We do allow for the possibility that Dzhaksybekov, Sr. was not particularly insistent on remaining in the state service since he understood that, in time, he would lose his high-rank post anyway, whereas the loss of his key asset would have deprived him and his family of the possibility to maintain their normal way of life and to have a desirable future.
As a result, on September 10, 2018, Adilbek Dzhaksybekov retired on a pension and, already on September 19, 2018, the Kazakh Government and the National Bank made a decision to buy a part of the loans provided by Tsesnabank to the agricultural sector in the total amount of 450 bln tenge and this decision was put into practice without any problems. However, the snow slip pushed down from the mountains by the billion-dollar withdrawal could no longer be stopped.
Even though Adilbek Dzhaksybekov and his relatives and allies did everything they could to save the situation (among other things, by constantly replacing top-managers), the bank drowned. When it became clear that the bankruptcy was unavoidable, the former head of the Presidential Administration asked Akorda for the help once again. And he did receive it, but probably on the condition to sell Tsesnabank JSC.
Judging by the further developments including the delay of the PLF’s securities’ listing from January 25 to February 1, the parties involved were eagerly negotiating the price of 99,5% of Tsesnabank’s shares. And it looks like Adilbek Dzhaksybekov refused to accept the suggested price. In order to convince him, the buyer of the PLF’s securities (this could only be the National Bank of Kazakhstan) put the brakes on the buying of the securities in the amount of 604 bln tenge. As a result, the KASE trading session took place on February 1 after which, on February 6, 2019, 604 bln tenge was received by Tsesnabank JSC.
As for the new Tsesnabank’s end owner, it is represented by the group of companies that include Nazarbayev University, Nazarbayev Intellectual Schools and Nazarbayev Foundation. Since the First President and the Leader of the Nation is the head of the latter, it turns out that the former property of Dzhaksybekov’s family was moved into the hands of Nursultan Nazarbayev himself.
One should not take notice of the fact that the government is registered as the official owner of the group: as long as Kazakhstan has the authoritarian political system and the super-presidential vertical led by Nazarbayev, his placeman or relatives, the role of the government in the country will remain purely ceremonial.

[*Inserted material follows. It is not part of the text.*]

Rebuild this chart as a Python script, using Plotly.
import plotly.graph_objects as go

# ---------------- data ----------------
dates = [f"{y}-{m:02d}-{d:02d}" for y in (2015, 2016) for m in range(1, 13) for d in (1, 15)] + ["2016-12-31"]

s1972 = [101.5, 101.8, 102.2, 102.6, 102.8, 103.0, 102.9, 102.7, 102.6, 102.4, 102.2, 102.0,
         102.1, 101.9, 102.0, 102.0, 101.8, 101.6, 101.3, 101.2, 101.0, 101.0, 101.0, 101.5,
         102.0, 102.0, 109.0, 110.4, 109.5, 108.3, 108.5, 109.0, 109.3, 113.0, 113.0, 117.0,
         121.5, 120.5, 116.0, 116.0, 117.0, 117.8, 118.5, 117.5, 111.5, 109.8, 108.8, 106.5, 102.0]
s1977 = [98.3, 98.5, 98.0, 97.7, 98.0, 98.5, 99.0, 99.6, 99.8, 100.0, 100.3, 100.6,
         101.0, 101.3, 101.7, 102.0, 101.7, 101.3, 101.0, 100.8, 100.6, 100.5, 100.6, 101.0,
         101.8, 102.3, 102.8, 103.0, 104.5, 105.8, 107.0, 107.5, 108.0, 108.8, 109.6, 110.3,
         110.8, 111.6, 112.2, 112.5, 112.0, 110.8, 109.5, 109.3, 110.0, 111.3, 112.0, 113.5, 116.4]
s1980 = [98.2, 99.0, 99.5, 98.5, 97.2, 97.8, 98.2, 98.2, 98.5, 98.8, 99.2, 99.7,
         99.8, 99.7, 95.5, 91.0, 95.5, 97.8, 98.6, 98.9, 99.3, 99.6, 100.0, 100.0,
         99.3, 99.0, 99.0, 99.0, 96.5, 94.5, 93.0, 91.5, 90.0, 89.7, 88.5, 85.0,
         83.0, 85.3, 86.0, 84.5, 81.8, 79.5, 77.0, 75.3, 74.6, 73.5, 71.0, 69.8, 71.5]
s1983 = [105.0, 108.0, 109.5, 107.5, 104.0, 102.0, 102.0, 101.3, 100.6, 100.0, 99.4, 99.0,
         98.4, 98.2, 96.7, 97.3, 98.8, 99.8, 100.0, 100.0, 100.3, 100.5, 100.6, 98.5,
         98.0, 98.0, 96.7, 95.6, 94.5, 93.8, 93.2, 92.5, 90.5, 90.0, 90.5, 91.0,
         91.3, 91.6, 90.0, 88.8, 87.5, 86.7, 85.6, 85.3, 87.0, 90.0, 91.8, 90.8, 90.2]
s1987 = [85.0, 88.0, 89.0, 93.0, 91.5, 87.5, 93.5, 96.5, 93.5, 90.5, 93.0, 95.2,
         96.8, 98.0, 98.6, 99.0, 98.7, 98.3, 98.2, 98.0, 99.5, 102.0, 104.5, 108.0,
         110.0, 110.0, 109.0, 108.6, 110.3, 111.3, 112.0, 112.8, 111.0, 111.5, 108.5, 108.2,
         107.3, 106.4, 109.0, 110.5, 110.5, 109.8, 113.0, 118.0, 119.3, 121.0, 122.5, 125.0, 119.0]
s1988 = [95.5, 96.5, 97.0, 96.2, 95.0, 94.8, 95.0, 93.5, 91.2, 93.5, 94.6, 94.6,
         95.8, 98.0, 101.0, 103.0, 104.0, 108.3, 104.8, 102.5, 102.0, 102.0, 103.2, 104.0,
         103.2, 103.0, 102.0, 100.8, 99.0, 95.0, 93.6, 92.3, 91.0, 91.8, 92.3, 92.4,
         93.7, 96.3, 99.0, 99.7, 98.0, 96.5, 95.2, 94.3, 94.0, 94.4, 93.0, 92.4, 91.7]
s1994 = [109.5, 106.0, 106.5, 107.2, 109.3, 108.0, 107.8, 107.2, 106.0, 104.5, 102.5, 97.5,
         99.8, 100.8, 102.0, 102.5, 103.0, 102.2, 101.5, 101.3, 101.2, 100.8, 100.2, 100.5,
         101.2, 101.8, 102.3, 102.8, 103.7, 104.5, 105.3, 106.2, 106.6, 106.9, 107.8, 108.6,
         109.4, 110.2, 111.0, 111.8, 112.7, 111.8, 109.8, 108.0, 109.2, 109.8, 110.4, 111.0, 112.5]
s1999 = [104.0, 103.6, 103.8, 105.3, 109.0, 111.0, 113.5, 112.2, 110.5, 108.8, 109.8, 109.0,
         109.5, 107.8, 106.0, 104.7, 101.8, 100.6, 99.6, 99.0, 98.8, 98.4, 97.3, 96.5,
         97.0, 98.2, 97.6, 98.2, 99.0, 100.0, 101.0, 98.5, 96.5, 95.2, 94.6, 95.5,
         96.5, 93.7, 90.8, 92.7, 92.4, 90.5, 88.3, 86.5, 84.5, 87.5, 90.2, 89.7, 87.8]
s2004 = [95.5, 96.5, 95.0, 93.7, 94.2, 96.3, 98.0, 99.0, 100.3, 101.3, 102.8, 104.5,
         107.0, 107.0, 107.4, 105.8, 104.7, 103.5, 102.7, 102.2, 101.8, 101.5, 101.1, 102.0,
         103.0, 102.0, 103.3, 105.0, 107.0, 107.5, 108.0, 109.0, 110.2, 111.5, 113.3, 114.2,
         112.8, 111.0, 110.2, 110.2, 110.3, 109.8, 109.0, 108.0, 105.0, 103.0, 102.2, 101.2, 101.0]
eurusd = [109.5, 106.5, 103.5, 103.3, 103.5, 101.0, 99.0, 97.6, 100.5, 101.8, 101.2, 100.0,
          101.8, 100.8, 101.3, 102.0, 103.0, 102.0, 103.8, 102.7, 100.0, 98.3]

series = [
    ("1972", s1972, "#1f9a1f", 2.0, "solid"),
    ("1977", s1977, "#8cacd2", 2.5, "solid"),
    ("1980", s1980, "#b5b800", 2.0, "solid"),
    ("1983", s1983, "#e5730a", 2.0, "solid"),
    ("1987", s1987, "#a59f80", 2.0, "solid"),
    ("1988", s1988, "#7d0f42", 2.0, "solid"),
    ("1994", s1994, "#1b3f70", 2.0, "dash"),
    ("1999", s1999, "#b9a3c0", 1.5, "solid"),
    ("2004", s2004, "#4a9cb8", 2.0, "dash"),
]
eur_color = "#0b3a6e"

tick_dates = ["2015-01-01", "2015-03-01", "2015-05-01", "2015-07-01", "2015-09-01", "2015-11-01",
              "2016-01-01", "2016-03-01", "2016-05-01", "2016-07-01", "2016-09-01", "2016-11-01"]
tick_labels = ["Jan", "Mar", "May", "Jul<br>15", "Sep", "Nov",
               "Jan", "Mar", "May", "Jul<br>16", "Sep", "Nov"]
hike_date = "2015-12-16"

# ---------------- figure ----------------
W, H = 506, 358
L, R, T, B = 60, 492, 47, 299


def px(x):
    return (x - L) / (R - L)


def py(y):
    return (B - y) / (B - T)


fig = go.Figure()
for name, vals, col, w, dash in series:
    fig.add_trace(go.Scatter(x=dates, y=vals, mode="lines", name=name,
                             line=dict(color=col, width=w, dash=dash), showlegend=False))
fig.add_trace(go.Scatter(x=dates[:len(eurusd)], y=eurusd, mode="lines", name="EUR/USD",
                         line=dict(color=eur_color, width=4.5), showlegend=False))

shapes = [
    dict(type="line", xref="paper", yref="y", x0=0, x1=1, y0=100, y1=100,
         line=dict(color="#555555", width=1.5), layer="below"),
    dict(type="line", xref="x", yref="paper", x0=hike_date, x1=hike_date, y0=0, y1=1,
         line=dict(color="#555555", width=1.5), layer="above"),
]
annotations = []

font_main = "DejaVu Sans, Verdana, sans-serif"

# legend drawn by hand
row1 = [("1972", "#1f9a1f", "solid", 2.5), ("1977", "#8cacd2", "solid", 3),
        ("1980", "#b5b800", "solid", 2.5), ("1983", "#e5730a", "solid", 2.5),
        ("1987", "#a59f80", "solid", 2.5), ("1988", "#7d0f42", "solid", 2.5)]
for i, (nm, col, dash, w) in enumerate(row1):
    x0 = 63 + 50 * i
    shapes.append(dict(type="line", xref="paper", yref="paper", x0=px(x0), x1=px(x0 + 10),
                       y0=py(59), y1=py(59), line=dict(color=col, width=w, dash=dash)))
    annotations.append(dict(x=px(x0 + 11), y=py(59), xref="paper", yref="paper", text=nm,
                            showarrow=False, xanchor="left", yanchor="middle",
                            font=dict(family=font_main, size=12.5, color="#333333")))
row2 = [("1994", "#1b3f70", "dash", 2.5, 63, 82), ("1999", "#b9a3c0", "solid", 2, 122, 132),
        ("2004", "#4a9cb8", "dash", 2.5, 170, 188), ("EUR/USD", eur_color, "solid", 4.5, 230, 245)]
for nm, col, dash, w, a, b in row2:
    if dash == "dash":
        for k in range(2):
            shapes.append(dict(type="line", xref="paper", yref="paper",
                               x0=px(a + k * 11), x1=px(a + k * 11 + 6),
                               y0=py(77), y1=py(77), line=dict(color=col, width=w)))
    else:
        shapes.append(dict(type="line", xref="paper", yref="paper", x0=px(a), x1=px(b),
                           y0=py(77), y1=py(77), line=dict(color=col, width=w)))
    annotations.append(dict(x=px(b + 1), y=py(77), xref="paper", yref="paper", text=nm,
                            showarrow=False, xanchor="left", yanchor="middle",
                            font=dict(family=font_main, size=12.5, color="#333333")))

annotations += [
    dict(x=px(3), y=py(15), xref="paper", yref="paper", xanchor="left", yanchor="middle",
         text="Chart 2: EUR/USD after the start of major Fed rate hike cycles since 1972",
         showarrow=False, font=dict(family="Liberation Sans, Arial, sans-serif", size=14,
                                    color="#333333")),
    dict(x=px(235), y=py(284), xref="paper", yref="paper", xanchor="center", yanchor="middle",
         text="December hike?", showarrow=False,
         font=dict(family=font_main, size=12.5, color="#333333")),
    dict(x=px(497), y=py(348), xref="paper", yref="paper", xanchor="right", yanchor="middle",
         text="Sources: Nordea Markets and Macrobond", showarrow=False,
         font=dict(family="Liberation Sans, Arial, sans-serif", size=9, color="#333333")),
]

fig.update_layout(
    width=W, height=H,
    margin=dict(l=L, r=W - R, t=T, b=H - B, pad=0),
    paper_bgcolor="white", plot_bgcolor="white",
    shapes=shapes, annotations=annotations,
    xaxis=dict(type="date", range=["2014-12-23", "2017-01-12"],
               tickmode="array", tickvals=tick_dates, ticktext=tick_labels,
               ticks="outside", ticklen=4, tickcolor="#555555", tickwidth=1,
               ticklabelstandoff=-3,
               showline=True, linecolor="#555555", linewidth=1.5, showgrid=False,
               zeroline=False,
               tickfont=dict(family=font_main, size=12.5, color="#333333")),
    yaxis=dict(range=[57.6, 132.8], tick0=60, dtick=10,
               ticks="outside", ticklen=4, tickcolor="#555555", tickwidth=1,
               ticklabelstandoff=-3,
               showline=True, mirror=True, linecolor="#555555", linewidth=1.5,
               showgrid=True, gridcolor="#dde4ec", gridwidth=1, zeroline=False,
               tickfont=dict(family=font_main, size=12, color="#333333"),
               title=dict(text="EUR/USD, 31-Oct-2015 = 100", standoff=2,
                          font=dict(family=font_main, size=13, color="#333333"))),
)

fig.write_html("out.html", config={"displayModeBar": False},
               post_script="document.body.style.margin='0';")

However, if the head of that same authoritarian political system and the super-presidential vertical, is replaced (albeit, so far, just nominally), it will lead to the replacement (partial or complete) of the group of people that rule Kazakhstan.
Today, the process of power transition from Nursultan Nazarbayev to his has not yet been finished, however, sooner or later, it will come to an end. And then we will see that Tsesnabank’s case may be repeated again And not just once, at that.
Note that Tsesnabank’s fate may be repeated by not only potential bankrupts, but by those banks that look quite all right on the surface. Simply because the decision on replacing their owners will be made not by the Leader of the Nation but by somebody else (and not necessarily by the acting President of Kazakhstan).
And then, the «bludgeon» called the Asset Quality Review (AQR) will become that magical cure that will help to perform a miracle — to conduct yet another property repartition in the country.